Kennedy School Forum Debates U.S. Military Action in Syria

In a mock vote, 55 percent of the audience opposes airstrikes.

A panel of faculty specialists—including Oman professor of international relations R. Nicholas Burns, Tisch professor of history Niall Ferguson, Distinguished Service Professor and former dean Joseph S. Nye Jr., and international security program fellow Marisa L. Porges—discussed President Barack Obama’s proposal to take military action in Syria following that government’s use of chemical weapons to kill hundreds of civilians.

Whether or not to take military action in Syria was the debate topic at Harvard Kennedy School (HKS) on September 11 as a panel of faculty specialists—including Oman professor of international relations R. Nicholas Burns, Tisch professor of history Niall Ferguson, Distinguished Service Professor and former dean Joseph S. Nye Jr., and international security program fellow Marisa L. Porges—discussed President Barack Obama’s proposal to take military action in Syria following that government’s use of chemical weapons to kill hundreds of civilians.

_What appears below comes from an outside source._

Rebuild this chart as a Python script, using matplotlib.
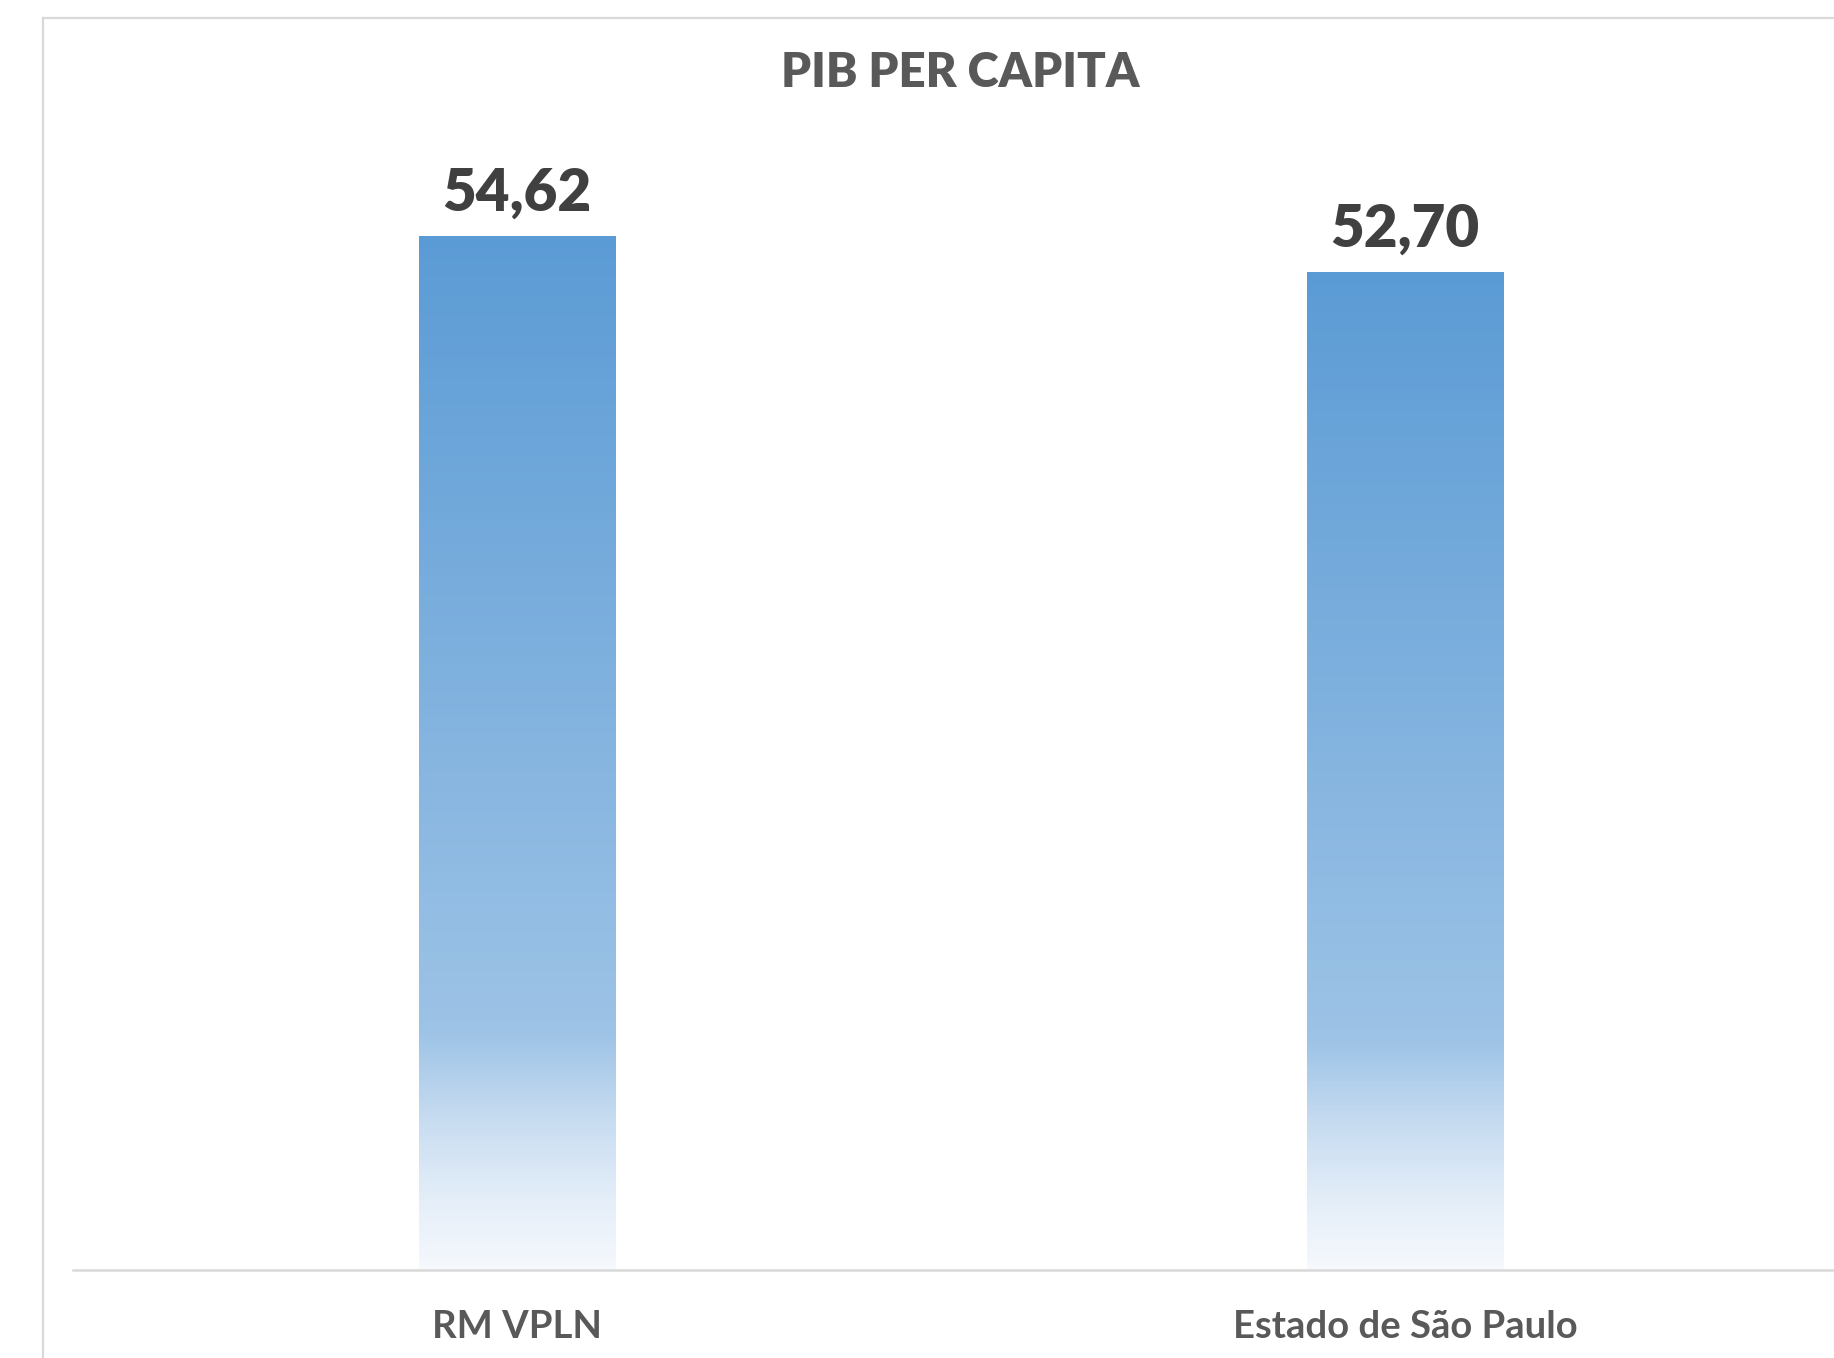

The evening’s moderator, former HKS dean Graham T. Allison, asked each participant to explain how they would vote if they were members of Congress. (The day before, Obama had asked Congress to postpone a vote on the issue after the Russian government offered to destroy the Syrian government’s chemical arsenal;  on September 12, Secretary of State John F. Kerry arrived in Geneva for talks with his Russian counterpart on a possible deal to impound those weapons and avert a U.S. military strike on Damascus, according the Los Angeles Times.)

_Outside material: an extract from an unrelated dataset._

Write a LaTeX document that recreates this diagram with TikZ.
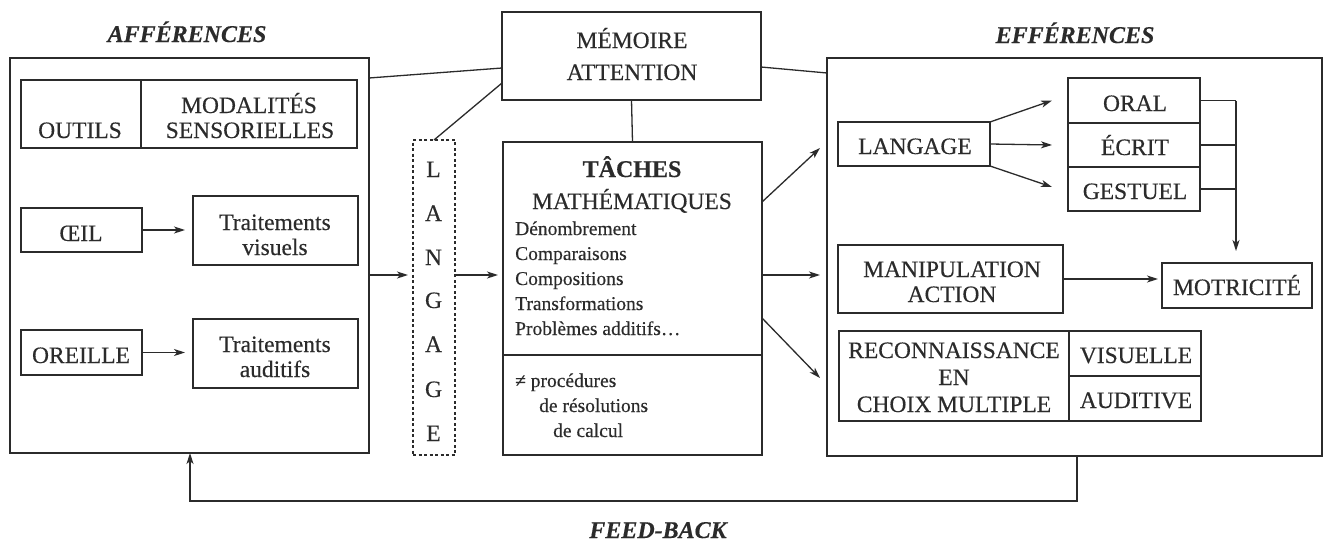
\documentclass[tikz,border=0pt]{standalone}
\usepackage{fontspec}
\setmainfont{Liberation Serif}[FakeBold=0.35]
\usetikzlibrary{arrows.meta,calc}
\definecolor{ink}{HTML}{2B2B2B}
\begin{document}
\begin{tikzpicture}[x=1pt,y=-1pt,
  box/.style={draw=ink, line width=1.3pt, rectangle, inner sep=0pt, outer sep=0pt},
  dbox/.style={box, dash pattern=on 3pt off 2.5pt},
  txt/.style={anchor=base, inner sep=0pt, text=ink, font=\fontsize{23.5}{27}\selectfont},
  small/.style={anchor=base west, inner sep=0pt, text=ink, font=\fontsize{19.5}{25}\selectfont},
  ttl/.style={anchor=base, inner sep=0pt, text=ink, font=\fontsize{24}{28}\selectfont\bfseries\itshape},
  ln/.style={draw=ink, line width=1.3pt},
  arr/.style={ln, -{Stealth[length=11pt,width=7pt,inset=3pt]}}]
\fill[white] (0,0) rectangle (1324,541);
\useasboundingbox (0,0) rectangle (1324,541);

% ---------- titles
\node[ttl] (taff) at (187,42) {AFFÉRENCES};
\node[ttl] (teff) at (1075,43) {EFFÉRENCES};
\node[ttl] (tfb) at (658,538) {FEED-BACK};

% ---------- afferences
\node[box, minimum width=359pt, minimum height=395pt] (aff) at (189.5,255.5) {};
\node[box, minimum width=120pt, minimum height=68pt] (outils) at (81,114) {};
\node[box, minimum width=216pt, minimum height=68pt] (modal) at (249,114) {};
\node[txt] (toutils) at (80,138) {OUTILS};
\node[txt] (tmod1) at (249,113) {MODALITÉS};
\node[txt] (tmod2) at (250,138) {SENSORIELLES};

\node[box, minimum width=121pt, minimum height=44pt] (oeil) at (81.5,230) {};
\node[txt] (toeil) at (81,241) {ŒIL};
\node[box, minimum width=165pt, minimum height=69pt] (tvis) at (275.5,230.5) {};
\node[txt] (ttv1) at (275,230) {Traitements};
\node[txt] (ttv2) at (275,255) {visuels};

\node[box, minimum width=121pt, minimum height=45pt] (oreille) at (81.5,352.5) {};
\node[txt] (toreille) at (81,363) {OREILLE};
\node[box, minimum width=165pt, minimum height=69pt] (taud) at (275.5,353.5) {};
\node[txt] (tta1) at (275,352) {Traitements};
\node[txt] (tta2) at (275,377) {auditifs};

\draw[arr, shorten >=8pt] (oeil.east) -- (oeil.east -| tvis.west);
\draw[arr, shorten >=8pt] (oreille.east) -- (oreille.east -| taud.west);

% ---------- langage (dashed)
\node[dbox, minimum width=42pt, minimum height=315pt] (lang) at (434,297.5) {};
\foreach \l/\y [count=\i] in {L/177,A/221,N/265,G/308,A/352,G/397,E/441}
  \node[txt] (lg\i) at (433.5,\y) {\l};

% ---------- memoire
\node[box, minimum width=259pt, minimum height=88pt] (mem) at (631.5,56) {};
\node[txt] (tmem1) at (632,48) {MÉMOIRE};
\node[txt] (tmem2) at (632,80) {ATTENTION};

% ---------- taches
\node[box, minimum width=259pt, minimum height=313pt] (tach) at (632.5,298.5) {};
\draw[ln] (tach.west |- 0,355) -- (tach.east |- 0,355);
\node[txt, font=\fontsize{24}{28}\selectfont\bfseries] (tt1) at (632,177) {TÂCHES};
\node[txt] (tt2) at (632,209) {MATHÉMATIQUES};
\node[small] (l1) at (515,235) {Dénombrement};
\node[small] (l2) at (515,260) {Comparaisons};
\node[small] (l3) at (515,285) {Compositions};
\node[small] (l4) at (515,310) {Transformations};
\node[small] (l5) at (515,335) {Problèmes additifs…};
\node[small] (p1) at (515,387) {≠ procédures};
\node[small] (p2) at (539,412) {de résolutions};
\node[small] (p3) at (553,437) {de calcul};

% ---------- efferences
\node[box, minimum width=495pt, minimum height=398pt] (eff) at (1074.5,257) {};
\node[box, minimum width=152pt, minimum height=44pt] (langR) at (914,144) {};
\node[txt] (tlangR) at (915,154) {LANGAGE};

\node[box, minimum width=132pt, minimum height=45pt] (oral) at (1134,100.5) {};
\node[box, minimum width=132pt, minimum height=44pt] (ecrit) at (1134,145) {};
\node[box, minimum width=132pt, minimum height=44pt] (gest) at (1134,189) {};
\node[txt] (toral) at (1135,111) {ORAL};
\node[txt] (tecrit) at (1135,155) {ÉCRIT};
\node[txt] (tgest) at (1135,199) {GESTUEL};

\draw[arr] (langR.north east) -- ($(oral.west)+(-16,0)$);
\draw[arr] (langR.east) -- ($(ecrit.west)+(-16,0)$);
\draw[arr] (langR.south east) -- ($(gest.west)+(-16,-2)$);

\coordinate (bus) at ($(oral.east)+(36,0)$);
\draw[ln] (oral.east) -- (bus);
\draw[ln] (ecrit.east) -- (ecrit.east -| bus);
\draw[ln] (gest.east) -- (gest.east -| bus);

\node[box, minimum width=150pt, minimum height=45pt] (motr) at (1237,285.5) {};
\node[txt] (tmotr) at (1237,295) {MOTRICITÉ};
\draw[arr, shorten >=12pt] (bus) -- (bus |- motr.north);

\node[box, minimum width=225pt, minimum height=68pt] (manip) at (950.5,279) {};
\node[txt] (tman1) at (952,277) {MANIPULATION};
\node[txt] (tman2) at (952,302) {ACTION};
\draw[arr, shorten >=4pt] (manip.east) -- (manip.east -| motr.west);

\node[box, minimum width=230pt, minimum height=90pt] (reco) at (954,376) {};
\node[box, minimum width=132pt, minimum height=45pt] (vis) at (1135,353.5) {};
\node[box, minimum width=132pt, minimum height=45pt] (aud) at (1135,398.5) {};
\node[txt] (treco1) at (954,358) {RECONNAISSANCE};
\node[txt] (treco2) at (954,385) {EN};
\node[txt] (treco3) at (954,412) {CHOIX MULTIPLE};
\node[txt] (tvis2) at (1136,363) {VISUELLE};
\node[txt] (taud2) at (1136,408) {AUDITIVE};

% ---------- connectors
\draw[arr, shorten >=5pt] ($(aff.east |- lang.north)+(0,135)$) -- ($(lang.north west)+(0,135)$);
\draw[arr, shorten >=5pt] ($(lang.north east)+(0,135)$) -- ($(tach.north west)+(0,133)$);

\draw[ln] ($(aff.north east)+(0,20)$) -- ($(mem.north west)+(0,56)$);
\draw[ln] (lang.north) -- ($(mem.south west)+(0,-17)$);
\draw[ln] ($(mem.north east)+(0,55)$) -- ($(eff.north west)+(0,15)$);
\draw[ln] (mem.south) -- (tach.north);

\draw[arr] ($(tach.north east)+(0,60)$) -- ($(eff.north west)+(-7,90)$);
\draw[arr] ($(tach.north east)+(0,133)$) -- ($(eff.north west)+(-7,217)$);
\draw[arr] ($(tach.north east)+(0,176)$) -- ($(eff.north west)+(-7,320)$);

\draw[arr] ($(eff.south west)+(250,0)$) -- ++(0,45) -| ($(aff.south west)+(180,0)$);
\end{tikzpicture}
\end{document}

Burns said he would vote to support Obama’s policy, but warned that airstrikes alone would not constitute a coherent strategy. If the United States is “out of the regime-change business,” he explained, a diplomatic campaign alongside Russia and neighboring Arab states to launch an international relief operation for Syrian refugees is also a necessary step.

Porges disagreed with Burns, saying that military action would not effectively punish the regime of Syrian president Bashar al-Assad and would provoke serious negative repercussions such as increased deaths in Syria and widespread anti-Americanism in the region. “The bigger picture needs to be taken into account here,” she said, adding that aggressively pursuing diplomatic solutions and humanitarian aid would be more effective than airstrikes.

Ferguson said he would support Obama’s proposal, but that any military action was already “much too late” and the consequences of the president’s delay already “deeply tragic.” The small airstrikes, he said, would most likely have no benefit other than to “salvage some credibility for a president who has drawn a red line and then tried to turn it into a pink dotted line.” Unlike the other panelists, Ferguson expressed his desire for the United States to fully intervene in a regime change in Syria. (“As we approach the centenary of the outbreak of the First World War, there is no obvious reason why these states should all survive in their present form,” Ferguson wrote in a Guardian op-ed last week. He added that Obama “may not be able to sustain his brand of minimalist interventionism until 2016.” Read "The Global Empire of Niall Ferguson," Harvard Magazine's 2007 profile, here.)   

Nye said that he, too, backed the president on a limited military airstrike, and added that he deeply disagreed with Ferguson on regime change. “I think Arab countries in the Middle East are going through civil wars which are theirs, and the more we interfere, the worse we are going to make it,” he said. “We cannot go into other countries and manage them.”

After hearing the panelists’ views, the audience of faculty, students, and staff from across the University participated in a mock vote on the proposal. A majority—55 percent—cast their ballots against military action.